• Provided data
--------------------

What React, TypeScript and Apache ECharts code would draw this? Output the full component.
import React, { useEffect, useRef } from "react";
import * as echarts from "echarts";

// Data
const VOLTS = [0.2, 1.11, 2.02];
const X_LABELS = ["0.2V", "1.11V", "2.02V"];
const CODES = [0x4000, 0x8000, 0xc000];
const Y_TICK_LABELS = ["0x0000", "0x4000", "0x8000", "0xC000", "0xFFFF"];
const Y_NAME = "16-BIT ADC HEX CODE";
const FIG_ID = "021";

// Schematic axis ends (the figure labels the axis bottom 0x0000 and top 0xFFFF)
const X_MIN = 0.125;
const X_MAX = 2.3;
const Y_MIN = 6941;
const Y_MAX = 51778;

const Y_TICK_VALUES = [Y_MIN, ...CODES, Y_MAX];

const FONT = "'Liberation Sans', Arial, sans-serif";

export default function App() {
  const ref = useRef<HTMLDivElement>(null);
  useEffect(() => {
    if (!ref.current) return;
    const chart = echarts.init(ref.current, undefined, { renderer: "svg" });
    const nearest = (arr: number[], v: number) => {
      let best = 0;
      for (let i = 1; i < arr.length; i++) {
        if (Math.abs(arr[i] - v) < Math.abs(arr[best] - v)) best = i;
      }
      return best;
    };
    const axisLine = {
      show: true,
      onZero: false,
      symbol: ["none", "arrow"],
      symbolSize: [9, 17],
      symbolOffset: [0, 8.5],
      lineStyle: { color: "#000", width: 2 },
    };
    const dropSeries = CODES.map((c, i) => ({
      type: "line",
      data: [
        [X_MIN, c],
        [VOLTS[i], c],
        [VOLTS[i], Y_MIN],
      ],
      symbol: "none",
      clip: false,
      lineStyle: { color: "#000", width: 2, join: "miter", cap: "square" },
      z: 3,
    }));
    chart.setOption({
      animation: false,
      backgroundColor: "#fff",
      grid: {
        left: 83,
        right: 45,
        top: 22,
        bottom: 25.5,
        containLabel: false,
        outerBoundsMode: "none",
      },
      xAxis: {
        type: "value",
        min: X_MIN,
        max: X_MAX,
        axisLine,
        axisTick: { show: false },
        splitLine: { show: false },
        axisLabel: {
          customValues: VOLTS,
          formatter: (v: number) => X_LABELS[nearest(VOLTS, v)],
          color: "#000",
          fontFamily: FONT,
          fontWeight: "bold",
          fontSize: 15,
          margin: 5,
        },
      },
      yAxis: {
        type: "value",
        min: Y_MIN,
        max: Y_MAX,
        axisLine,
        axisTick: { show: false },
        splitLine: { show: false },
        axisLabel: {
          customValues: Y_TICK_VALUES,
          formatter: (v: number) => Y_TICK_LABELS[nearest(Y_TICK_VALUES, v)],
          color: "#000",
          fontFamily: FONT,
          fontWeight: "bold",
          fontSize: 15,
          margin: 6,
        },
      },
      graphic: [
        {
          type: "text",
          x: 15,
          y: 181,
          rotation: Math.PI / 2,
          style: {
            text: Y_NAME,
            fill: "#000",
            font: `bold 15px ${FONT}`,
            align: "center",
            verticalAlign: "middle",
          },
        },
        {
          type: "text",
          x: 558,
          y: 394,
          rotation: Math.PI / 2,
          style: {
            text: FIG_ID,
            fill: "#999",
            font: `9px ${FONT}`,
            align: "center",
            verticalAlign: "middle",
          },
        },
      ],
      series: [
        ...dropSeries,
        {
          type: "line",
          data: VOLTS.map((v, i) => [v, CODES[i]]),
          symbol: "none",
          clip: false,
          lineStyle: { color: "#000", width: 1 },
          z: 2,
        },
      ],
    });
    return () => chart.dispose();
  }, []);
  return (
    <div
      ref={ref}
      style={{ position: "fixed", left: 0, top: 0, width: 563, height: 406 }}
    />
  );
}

--------------------

• Written problem
Write out every line exactly as it stands.

• Answer
What React, TypeScript and Apache ECharts code would draw this? Output the full component.
import React, { useEffect, useRef } from "react";
import * as echarts from "echarts";

// Data
const VOLTS = [0.2, 1.11, 2.02];
const X_LABELS = ["0.2V", "1.11V", "2.02V"];
const CODES = [0x4000, 0x8000, 0xc000];
const Y_TICK_LABELS = ["0x0000", "0x4000", "0x8000", "0xC000", "0xFFFF"];
const Y_NAME = "16-BIT ADC HEX CODE";
const FIG_ID = "021";

// Schematic axis ends (the figure labels the axis bottom 0x0000 and top 0xFFFF)
const X_MIN = 0.125;
const X_MAX = 2.3;
const Y_MIN = 6941;
const Y_MAX = 51778;

const Y_TICK_VALUES = [Y_MIN, ...CODES, Y_MAX];

const FONT = "'Liberation Sans', Arial, sans-serif";

export default function App() {
  const ref = useRef<HTMLDivElement>(null);
  useEffect(() => {
    if (!ref.current) return;
    const chart = echarts.init(ref.current, undefined, { renderer: "svg" });
    const nearest = (arr: number[], v: number) => {
      let best = 0;
      for (let i = 1; i < arr.length; i++) {
        if (Math.abs(arr[i] - v) < Math.abs(arr[best] - v)) best = i;
      }
      return best;
    };
    const axisLine = {
      show: true,
      onZero: false,
      symbol: ["none", "arrow"],
      symbolSize: [9, 17],
      symbolOffset: [0, 8.5],
      lineStyle: { color: "#000", width: 2 },
    };
    const dropSeries = CODES.map((c, i) => ({
      type: "line",
      data: [
        [X_MIN, c],
        [VOLTS[i], c],
        [VOLTS[i], Y_MIN],
      ],
      symbol: "none",
      clip: false,
      lineStyle: { color: "#000", width: 2, join: "miter", cap: "square" },
      z: 3,
    }));
    chart.setOption({
      animation: false,
      backgroundColor: "#fff",
      grid: {
        left: 83,
        right: 45,
        top: 22,
        bottom: 25.5,
        containLabel: false,
        outerBoundsMode: "none",
      },
      xAxis: {
        type: "value",
        min: X_MIN,
        max: X_MAX,
        axisLine,
        axisTick: { show: false },
        splitLine: { show: false },
        axisLabel: {
          customValues: VOLTS,
          formatter: (v: number) => X_LABELS[nearest(VOLTS, v)],
          color: "#000",
          fontFamily: FONT,
          fontWeight: "bold",
          fontSize: 15,
          margin: 5,
        },
      },
      yAxis: {
        type: "value",
        min: Y_MIN,
        max: Y_MAX,
        axisLine,
        axisTick: { show: false },
        splitLine: { show: false },
        axisLabel: {
          customValues: Y_TICK_VALUES,
          formatter: (v: number) => Y_TICK_LABELS[nearest(Y_TICK_VALUES, v)],
          color: "#000",
          fontFamily: FONT,
          fontWeight: "bold",
          fontSize: 15,
          margin: 6,
        },
      },
      graphic: [
        {
          type: "text",
          x: 15,
          y: 181,
          rotation: Math.PI / 2,
          style: {
            text: Y_NAME,
            fill: "#000",
            font: `bold 15px ${FONT}`,
            align: "center",
            verticalAlign: "middle",
          },
        },
        {
          type: "text",
          x: 558,
          y: 394,
          rotation: Math.PI / 2,
          style: {
            text: FIG_ID,
            fill: "#999",
            font: `9px ${FONT}`,
            align: "center",
            verticalAlign: "middle",
          },
        },
      ],
      series: [
        ...dropSeries,
        {
          type: "line",
          data: VOLTS.map((v, i) => [v, CODES[i]]),
          symbol: "none",
          clip: false,
          lineStyle: { color: "#000", width: 1 },
          z: 2,
        },
      ],
    });
    return () => chart.dispose();
  }, []);
  return (
    <div
      ref={ref}
      style={{ position: "fixed", left: 0, top: 0, width: 563, height: 406 }}
    />
  );
}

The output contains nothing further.